The impact of plastic on the environment has been a central focus in discussions around climate action for the past few years. Most recently, the European Union banned single-use plastic in its member states, recognising the impact of plastic pollution and the importance of reducing and eliminating plastic on the journey towards a sustainable economy. To mark #PlasticFreeJuly we take a look at the steps some of our own members have taken to reduce plastic pollution.
Aldi has taken some important steps in the reduction of plastic use in their products. Earlier this year, Aldi has introduced new, fully recyclable wax paper packaging across two of its own-label bread products, Wholemeal Sliced Pan and White Family Pan. The switch will see 18 tonnes of non-recyclable plastic removed from stores each year and is part of Aldi’s long-term plastic reduction programme created to ensure that 100% of Aldi’s own brand packaging is reusable, recyclable or compostable next year.
As part of the same programme, Aldi has also introduced new, fully recyclable paper straws across its own-label Kids Smoothies and Orange/Apple Juice Cartons, removing more than than 4.5 million single-use plastic straws from Aldi’s 145 stores each year. This equates to a massive saving of three tonnes of non-recyclable plastic.

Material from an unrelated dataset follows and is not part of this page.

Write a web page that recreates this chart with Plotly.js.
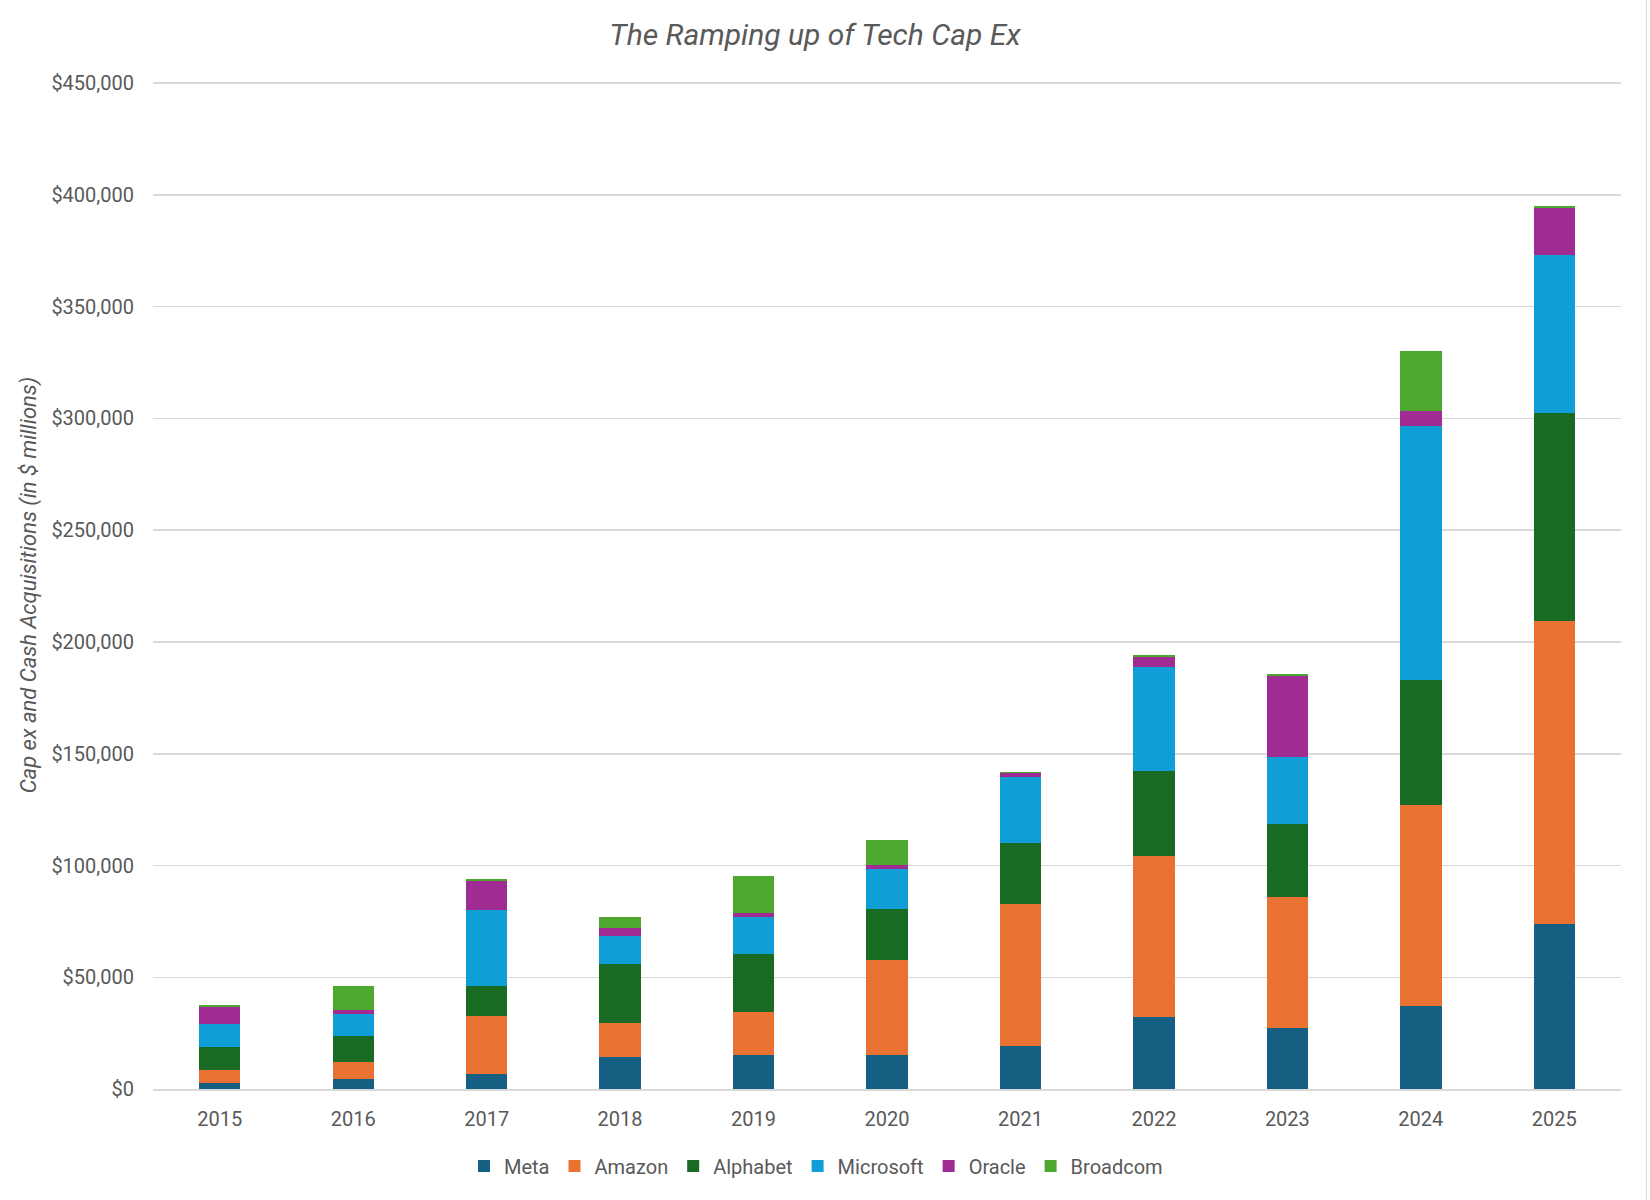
<!DOCTYPE html>
<html>
<head>
<meta charset="utf-8">
<script src="https://cdn.plot.ly/plotly-3.0.1.min.js"></script>
<style>
  body { margin: 0; background: #ffffff; }
  #chart { width: 1646px; height: 1200px; border-right: 1px solid #d9d9d9; }
</style>
</head>
<body>
<div id="chart"></div>
<script>
// Years on the x axis.
const years = ['2015', '2016', '2017', '2018', '2019', '2020', '2021', '2022', '2023', '2024', '2025'];

// Cap ex plus cash acquisitions, in $ millions.
const meta      = [2900, 4700, 6900, 14100, 15400, 15400, 19400, 32400, 27300, 37200, 73700];
const amazon    = [5800, 7600, 25600, 15600, 19200, 42500, 63200, 72000, 58700, 90000, 135800];
const alphabet  = [10300, 11200, 13700, 26400, 26000, 22700, 27500, 38100, 32700, 55600, 93100];
const microsoft = [9900, 9900, 34000, 12400, 16500, 18000, 29600, 46100, 30000, 113800, 70600];
const oracle    = [7600, 1900, 13000, 3600, 1800, 1800, 1800, 4500, 36300, 6700, 21100];
const broadcom  = [900, 10600, 900, 5000, 16500, 11200, 500, 900, 500, 26900, 900];

const seriesNames = ['Meta', 'Amazon', 'Alphabet', 'Microsoft', 'Oracle', 'Broadcom'];
const seriesValues = [meta, amazon, alphabet, microsoft, oracle, broadcom];
const seriesColors = ['#156082', '#E97132', '#196B24', '#0F9ED5', '#A02B93', '#4EA72E'];

const textColor = '#595959';
const fontFamily = 'Roboto, "Liberation Sans", sans-serif';

// One stacked bar trace per company.
const traces = seriesNames.map((name, i) => ({
  x: years,
  y: seriesValues[i],
  type: 'bar',
  name: name,
  marker: { color: seriesColors[i], line: { width: 0 } },
  hovertemplate: name + ' %{x}: $%{y:,}<extra></extra>'
}));

// The top of the range sits a hair above $450,000 so its gridline is drawn.
const layout = {
  width: 1646,
  height: 1200,
  barmode: 'stack',
  bargap: 0.69,
  paper_bgcolor: '#ffffff',
  plot_bgcolor: '#ffffff',
  font: { family: fontFamily, color: textColor, size: 20 },
  margin: { l: 153, r: 25, t: 81, b: 111 },
  title: {
    text: '<i>The Ramping up of Tech Cap Ex</i>',
    xref: 'container',
    x: 815 / 1646,
    xanchor: 'center',
    yref: 'container',
    y: 1 - 34 / 1200,
    yanchor: 'middle',
    font: { family: fontFamily, size: 30, color: textColor }
  },
  xaxis: {
    type: 'category',
    showgrid: false,
    showline: true,
    linecolor: '#d9d9d9',
    linewidth: 1.5,
    ticks: '',
    tickfont: { size: 20, color: textColor },
    ticklabelstandoff: 11
  },
  yaxis: {
    range: [0, 451000],
    tick0: 0,
    dtick: 50000,
    tickprefix: '$',
    tickformat: ',d',
    showgrid: true,
    gridcolor: '#d9d9d9',
    gridwidth: 1.5,
    zeroline: false,
    showline: false,
    ticks: '',
    ticklabelstandoff: 18,
    tickfont: { size: 20, color: textColor },
    title: {
      text: '<i>Cap ex and Cash Acquisitions (in $ millions)</i>',
      font: { size: 22, color: textColor },
      standoff: 8
    }
  },
  showlegend: true,
  legend: {
    orientation: 'h',
    xref: 'container',
    x: 816 / 1646,
    xanchor: 'center',
    yref: 'container',
    y: 1 - 1166 / 1200,
    yanchor: 'middle',
    font: { size: 20, color: textColor },
    traceorder: 'normal',
    itemwidth: 30
  }
};

Plotly.newPlot('chart', traces, layout, { displayModeBar: false, staticPlot: true });
</script>
</body>
</html>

Ballygowan, is reusing plastic by moving its full range of grocery products to RPet, fully recycled and recyclable bottles. The shift to recycled bottles will not only remove 51 million virgin plastic bottles from circulations, but it will also reduce the brand’s plastic consumption by 1,533 tonnes per year and will set a precedent for businesses who are looking for a similar sustainable alternative to their virgin plastic products.
This decision is part of Britvic Ireland’s ambition to reduce direct carbon emissions by 50% and indirect carbon emissions by 36% by 2025. Ballygowan is taking a lead within that ambition, having reduced its direct carbon emissions by over 90%.
Tesco Ireland has led the way in plastic recycling this year by becoming the first retailer in Ireland to provide a soft plastic recycling facility. Tesco has partnered with Irish manufacturing company Paltech, an engineering company that recycles plastic waste into products. Through Paltech’s patented technology, the plastic collected at Tesco’s in-store recycling stations will be turned into construction materials to be used in the Tesco Ireland store network for new stores, and in store maintenance and refits including buildings, car-park barriers and signage, in the near future.
At BITCI, sustainability is one of our areas of expertise. Through the advice and guidance we provide to our member companies, we are seeing a shift in how businesses think about sustainability. Initiatives like these are part of business efforts to put plans into action and reduce the impact they have on the environment.